Rz. 93
Um Partei eines Rechtstreites sein zu können, bedarf es der Parteifähigkeit. Gem. § 50 Abs. 1 ZPO ist parteifähig, wer rechtsfähig ist. Gem. § 50 Abs. 2 ZPO ist ein nicht rechtsfähiger Verein nur passiv parteifähig.
Darüber hinaus sind durch die Rechtsprechung oder durch spezialgesetzliche Regelungen noch weiteren Personenzusammenschlüssen (partielle) Rechtsfähigkeit – und damit auch (partielle) Parteifähigkeit – zuerkannt worden.
aa) (Partielle) Rechts- und Parteifähigkeit einer GbR
Rz. 94
Mit seiner Entscheidung v. 29.1.2001[80] hat der BGH für eine Außengesellschaft bürgerlichen Rechts die Rechtsfähigkeit anerkannt, soweit diese durch die Teilnahme am Rechtsverkehr eigene Rechte und Pflichten begründet. In diesem Rahmen hat der BGH einer GbR im Zivilprozess auch die aktive und passive Parteifähigkeit zuerkannt. Soweit die Gesellschafter für Verbindlichkeiten der GbR persönlich haften, entspricht hierbei das Verhältnis zwischen der Verbindlichkeit der Gesellschaft und der Haftung der Gesellschafter derjenigen bei der OHG, so dass hier die gleichen Grundsätze angewandt werden können.[81]
Bei der Klage einer GbR kann diese mithin unter ihrem eigenen Namen klagen. Bei einer Klage gegen eine GbR empfiehlt es sich wegen der daneben bestehenden persönlichen Haftung der Gesellschafter auch diese persönlich mitzuverklagen. Insoweit kann auf das untenstehende Rubrumsmuster einer Klage gegen eine OHG verwiesen werden.[82] Die Klage gegen die Gesellschaft hemmt auch die Verjährung gegen die Gesellschafter.[83]
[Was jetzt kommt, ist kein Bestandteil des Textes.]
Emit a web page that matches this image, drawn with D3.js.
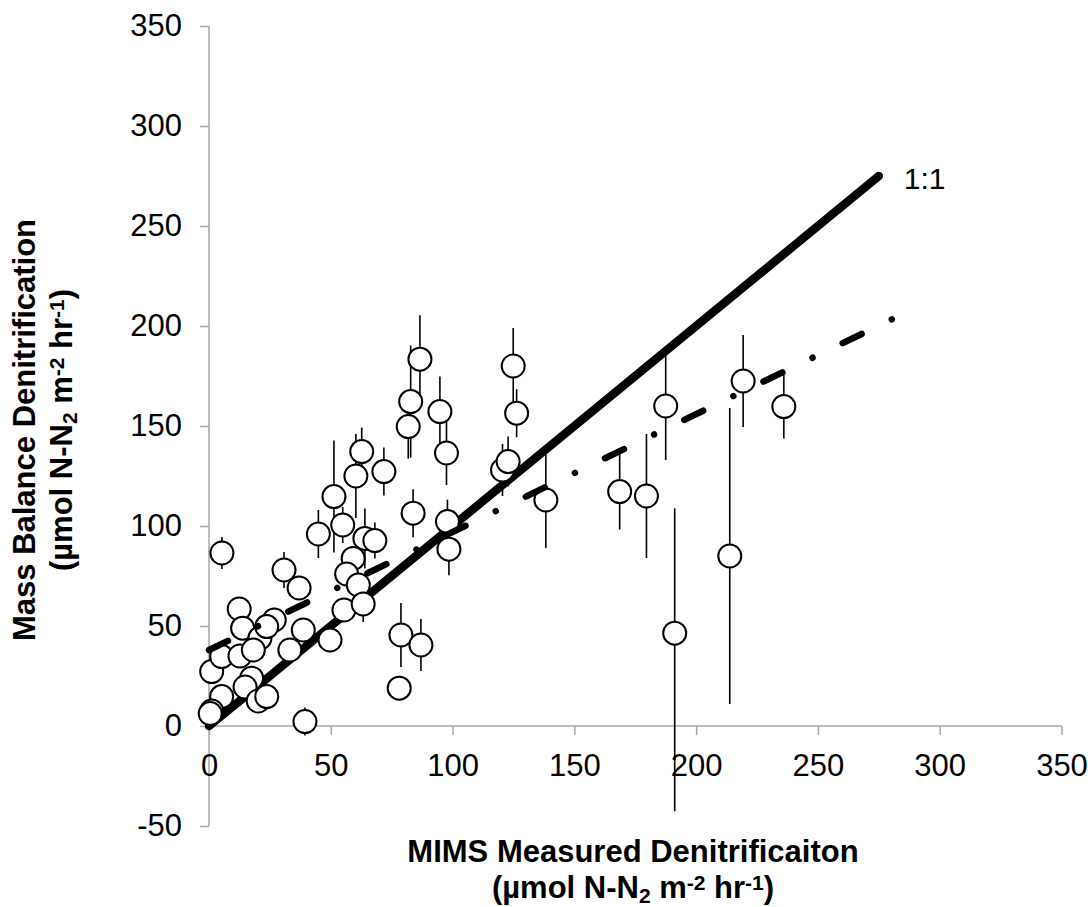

bb) Parteifähigkeit von Wohnungseigentümergemeinschaften
Rz. 95
Mit Beschluss v. 2.6.2005[84] hat der BGH einer Gemeinschaft von Wohnungseigentümern Rechtsfähigkeit zuerkannt, soweit sie bei der Verwaltung des gemeinschaftlichen Eigentums am Rechtsverkehr teilnimmt. Durch die am 1.12.2020 in Kraft getretene Reform des WEG-Rechts wurden die Rechts- und Prozessfähigkeit, die Bezeichnung der WEG-Gemeinschaft sowie deren gerichtliche und außergerichtliche Vertretung durch den Verwalter gesetzlich normiert.[85]
Demgegenüber hat der BGH bei einer Erbengemeinschaft die Parteifähigkeit verneint.[86]
cc) Weitere parteifähige Zusammenschlüsse
Rz. 96
Des Weiteren sind Gewerkschaften als parteifähig gem. § 10 S. 1 ArbGG vor den Arbeitsgerichten, aber nach der Rechtsprechung[87] auch vor den Zivilgerichten anzusehen. Dies gilt auch für ihre Unterorganisationen, wie Bezirks- oder Kreisverbände, soweit sie eine körperschaftliche Verfassung haben und eigenständig tätig sind.[88]
Ebenfalls sind politische Parteien und ihre Gebietsverbände der höchsten Stufe gem. § 3 ParteienG parteifähig, soweit deren Satzung nichts anderes bestimmt. Untergegliederte Gebietsverbände, wie z.B. Ortsvereine waren bisher nach h.M. als nicht rechtsfähige Vereine lediglich passiv parteifähig.[89] Nachdem der BGH der Gesellschaft bürgerlichen Rechts im Rahmen ihrer Teilnahme am Rechtsverkehr die aktive Parteifähigkeit zugesteht, wird sich dies nicht mehr aufrechterhalten lassen. Soweit sie im Vereinsregister eingetragen sind, handelt es sich um rechtsfähige Vereine, die nach allgemeinen Regeln parteifähig sind.